» **Data extract**:
__________________________________________________

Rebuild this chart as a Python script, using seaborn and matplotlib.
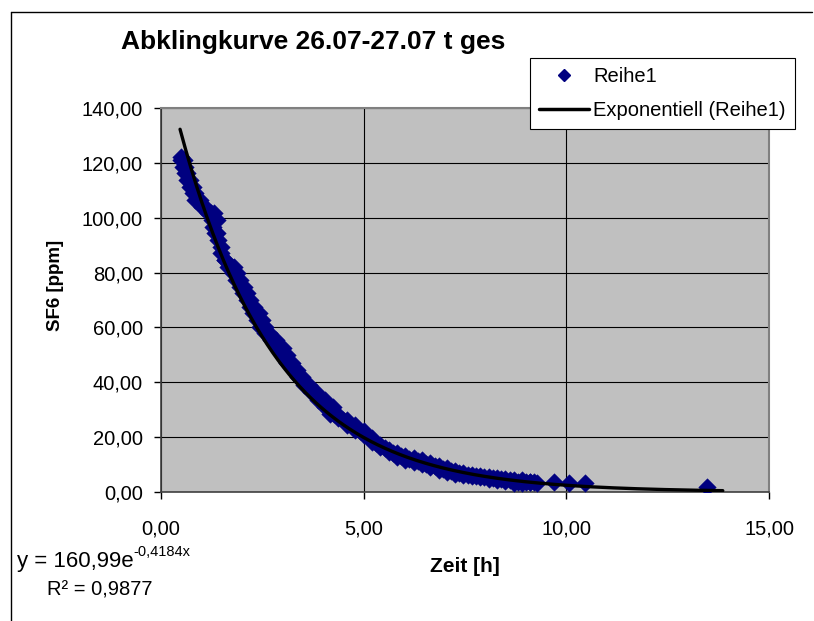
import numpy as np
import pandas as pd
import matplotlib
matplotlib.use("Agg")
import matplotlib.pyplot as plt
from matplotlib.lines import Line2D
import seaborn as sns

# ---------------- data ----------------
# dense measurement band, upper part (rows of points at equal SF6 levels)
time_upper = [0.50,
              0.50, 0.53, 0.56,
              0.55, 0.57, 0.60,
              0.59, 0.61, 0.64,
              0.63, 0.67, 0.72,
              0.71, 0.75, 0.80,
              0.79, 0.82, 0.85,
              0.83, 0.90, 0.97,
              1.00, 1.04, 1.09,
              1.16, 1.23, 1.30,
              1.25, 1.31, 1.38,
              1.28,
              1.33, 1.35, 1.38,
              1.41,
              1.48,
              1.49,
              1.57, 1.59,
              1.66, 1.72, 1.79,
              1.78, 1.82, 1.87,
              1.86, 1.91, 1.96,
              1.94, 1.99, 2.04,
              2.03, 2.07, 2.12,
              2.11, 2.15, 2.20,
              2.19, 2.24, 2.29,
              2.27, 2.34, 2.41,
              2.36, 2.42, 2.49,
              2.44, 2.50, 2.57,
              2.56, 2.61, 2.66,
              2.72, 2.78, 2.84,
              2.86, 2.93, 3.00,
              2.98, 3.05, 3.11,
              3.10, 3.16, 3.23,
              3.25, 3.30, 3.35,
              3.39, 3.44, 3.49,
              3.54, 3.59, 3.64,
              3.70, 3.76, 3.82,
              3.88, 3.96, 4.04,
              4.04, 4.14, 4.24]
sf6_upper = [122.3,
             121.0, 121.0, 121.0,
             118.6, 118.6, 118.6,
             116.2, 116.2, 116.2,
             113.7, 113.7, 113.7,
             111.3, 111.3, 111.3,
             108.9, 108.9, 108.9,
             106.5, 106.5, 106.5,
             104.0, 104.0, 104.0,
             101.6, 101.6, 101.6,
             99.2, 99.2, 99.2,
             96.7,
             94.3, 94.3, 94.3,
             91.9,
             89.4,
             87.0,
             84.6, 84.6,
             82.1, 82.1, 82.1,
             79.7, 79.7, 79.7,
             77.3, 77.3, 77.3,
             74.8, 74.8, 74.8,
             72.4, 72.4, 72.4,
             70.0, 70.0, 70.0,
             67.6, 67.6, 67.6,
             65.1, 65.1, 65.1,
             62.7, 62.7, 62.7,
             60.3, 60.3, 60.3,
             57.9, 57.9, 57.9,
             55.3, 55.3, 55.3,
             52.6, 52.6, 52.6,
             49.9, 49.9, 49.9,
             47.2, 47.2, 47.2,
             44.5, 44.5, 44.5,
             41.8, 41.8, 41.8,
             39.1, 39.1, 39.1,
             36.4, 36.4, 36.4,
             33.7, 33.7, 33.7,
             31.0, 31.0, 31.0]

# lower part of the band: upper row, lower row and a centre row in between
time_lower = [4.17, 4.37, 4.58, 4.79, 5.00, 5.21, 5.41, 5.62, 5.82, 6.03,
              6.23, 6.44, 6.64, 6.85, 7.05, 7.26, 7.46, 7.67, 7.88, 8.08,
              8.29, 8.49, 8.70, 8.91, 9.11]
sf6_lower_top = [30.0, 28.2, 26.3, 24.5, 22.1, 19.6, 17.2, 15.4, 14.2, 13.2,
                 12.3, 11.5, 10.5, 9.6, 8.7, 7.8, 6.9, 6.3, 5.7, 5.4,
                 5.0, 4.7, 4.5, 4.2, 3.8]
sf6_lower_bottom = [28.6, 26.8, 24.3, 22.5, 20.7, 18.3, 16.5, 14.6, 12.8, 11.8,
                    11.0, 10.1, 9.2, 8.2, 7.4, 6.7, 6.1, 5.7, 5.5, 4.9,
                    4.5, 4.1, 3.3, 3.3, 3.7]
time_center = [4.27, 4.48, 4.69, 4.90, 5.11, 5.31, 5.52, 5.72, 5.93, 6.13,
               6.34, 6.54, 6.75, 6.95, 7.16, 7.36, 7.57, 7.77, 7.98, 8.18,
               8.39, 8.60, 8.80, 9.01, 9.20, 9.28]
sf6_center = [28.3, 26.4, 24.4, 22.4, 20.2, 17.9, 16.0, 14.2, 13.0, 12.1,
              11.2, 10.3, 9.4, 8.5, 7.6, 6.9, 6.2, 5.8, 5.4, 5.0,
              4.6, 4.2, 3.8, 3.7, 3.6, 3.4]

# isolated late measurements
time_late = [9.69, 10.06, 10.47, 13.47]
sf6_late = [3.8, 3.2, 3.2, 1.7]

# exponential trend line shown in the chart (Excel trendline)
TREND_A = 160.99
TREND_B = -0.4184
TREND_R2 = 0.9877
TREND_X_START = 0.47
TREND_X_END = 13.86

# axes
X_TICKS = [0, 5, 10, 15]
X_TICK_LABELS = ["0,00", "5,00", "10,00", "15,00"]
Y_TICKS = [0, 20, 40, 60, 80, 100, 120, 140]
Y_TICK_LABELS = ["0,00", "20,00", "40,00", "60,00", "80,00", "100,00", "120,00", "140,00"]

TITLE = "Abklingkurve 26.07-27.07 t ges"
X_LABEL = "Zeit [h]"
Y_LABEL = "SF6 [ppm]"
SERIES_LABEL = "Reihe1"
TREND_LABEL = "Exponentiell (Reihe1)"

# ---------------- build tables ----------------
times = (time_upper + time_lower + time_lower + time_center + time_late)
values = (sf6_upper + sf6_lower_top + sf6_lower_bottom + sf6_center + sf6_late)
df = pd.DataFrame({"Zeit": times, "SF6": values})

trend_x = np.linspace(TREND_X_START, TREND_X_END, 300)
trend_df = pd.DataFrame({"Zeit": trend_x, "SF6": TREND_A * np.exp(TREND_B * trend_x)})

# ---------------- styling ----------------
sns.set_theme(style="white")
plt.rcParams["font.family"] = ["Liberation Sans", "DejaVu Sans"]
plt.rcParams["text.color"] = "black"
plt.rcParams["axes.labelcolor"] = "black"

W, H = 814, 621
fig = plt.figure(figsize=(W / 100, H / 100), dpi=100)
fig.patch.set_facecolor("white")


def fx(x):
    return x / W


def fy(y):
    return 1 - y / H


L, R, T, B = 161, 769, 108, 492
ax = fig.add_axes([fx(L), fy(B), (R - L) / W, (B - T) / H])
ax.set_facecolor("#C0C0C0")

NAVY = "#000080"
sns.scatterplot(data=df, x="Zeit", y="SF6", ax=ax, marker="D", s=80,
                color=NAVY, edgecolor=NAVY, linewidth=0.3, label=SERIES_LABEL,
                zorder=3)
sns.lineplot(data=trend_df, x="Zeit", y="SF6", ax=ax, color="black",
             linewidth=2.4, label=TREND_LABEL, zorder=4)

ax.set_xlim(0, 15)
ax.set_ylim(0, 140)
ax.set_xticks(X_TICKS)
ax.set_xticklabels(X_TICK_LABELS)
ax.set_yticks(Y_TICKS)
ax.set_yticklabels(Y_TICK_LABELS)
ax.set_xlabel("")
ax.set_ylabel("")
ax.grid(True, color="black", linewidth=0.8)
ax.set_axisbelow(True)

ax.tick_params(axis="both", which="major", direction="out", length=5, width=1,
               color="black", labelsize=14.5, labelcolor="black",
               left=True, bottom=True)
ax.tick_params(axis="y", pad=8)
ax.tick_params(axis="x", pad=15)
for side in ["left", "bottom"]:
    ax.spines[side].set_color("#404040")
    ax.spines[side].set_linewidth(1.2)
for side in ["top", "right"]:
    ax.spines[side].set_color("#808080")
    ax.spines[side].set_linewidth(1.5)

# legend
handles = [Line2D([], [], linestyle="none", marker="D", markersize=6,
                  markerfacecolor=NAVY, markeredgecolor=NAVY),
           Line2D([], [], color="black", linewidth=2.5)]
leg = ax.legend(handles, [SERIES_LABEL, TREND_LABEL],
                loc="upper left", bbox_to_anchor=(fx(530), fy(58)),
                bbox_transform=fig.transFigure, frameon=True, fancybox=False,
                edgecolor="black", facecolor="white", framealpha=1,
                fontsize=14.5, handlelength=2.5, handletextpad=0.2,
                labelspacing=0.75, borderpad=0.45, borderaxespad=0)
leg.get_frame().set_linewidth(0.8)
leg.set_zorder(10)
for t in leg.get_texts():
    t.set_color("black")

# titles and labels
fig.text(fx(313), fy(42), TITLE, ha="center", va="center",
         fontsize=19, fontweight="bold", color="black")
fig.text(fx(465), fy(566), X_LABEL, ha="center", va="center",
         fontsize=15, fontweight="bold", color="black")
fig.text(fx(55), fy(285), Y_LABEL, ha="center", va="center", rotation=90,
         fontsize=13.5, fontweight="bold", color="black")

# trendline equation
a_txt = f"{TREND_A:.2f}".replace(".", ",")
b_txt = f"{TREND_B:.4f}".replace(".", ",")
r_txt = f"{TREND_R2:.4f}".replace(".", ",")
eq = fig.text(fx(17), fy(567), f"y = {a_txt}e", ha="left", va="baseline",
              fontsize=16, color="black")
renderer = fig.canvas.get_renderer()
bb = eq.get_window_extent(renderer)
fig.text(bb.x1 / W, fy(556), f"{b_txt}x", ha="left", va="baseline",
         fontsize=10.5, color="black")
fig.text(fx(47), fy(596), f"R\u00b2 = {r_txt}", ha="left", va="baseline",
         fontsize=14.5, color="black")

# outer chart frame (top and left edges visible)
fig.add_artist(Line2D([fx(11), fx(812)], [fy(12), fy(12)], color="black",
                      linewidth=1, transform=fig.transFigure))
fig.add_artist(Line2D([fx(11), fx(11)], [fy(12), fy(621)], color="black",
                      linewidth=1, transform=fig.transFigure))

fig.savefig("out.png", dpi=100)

__________________________________________________

» **Work instructions**: From the first line of the listing above, repeat every line through the one holding "import seaborn as sns". Both ends count, and pictures stay out.

» **Exercise output**:
Rebuild this chart as a Python script, using seaborn and matplotlib.
import numpy as np
import pandas as pd
import matplotlib
matplotlib.use("Agg")
import matplotlib.pyplot as plt
from matplotlib.lines import Line2D
import seaborn as sns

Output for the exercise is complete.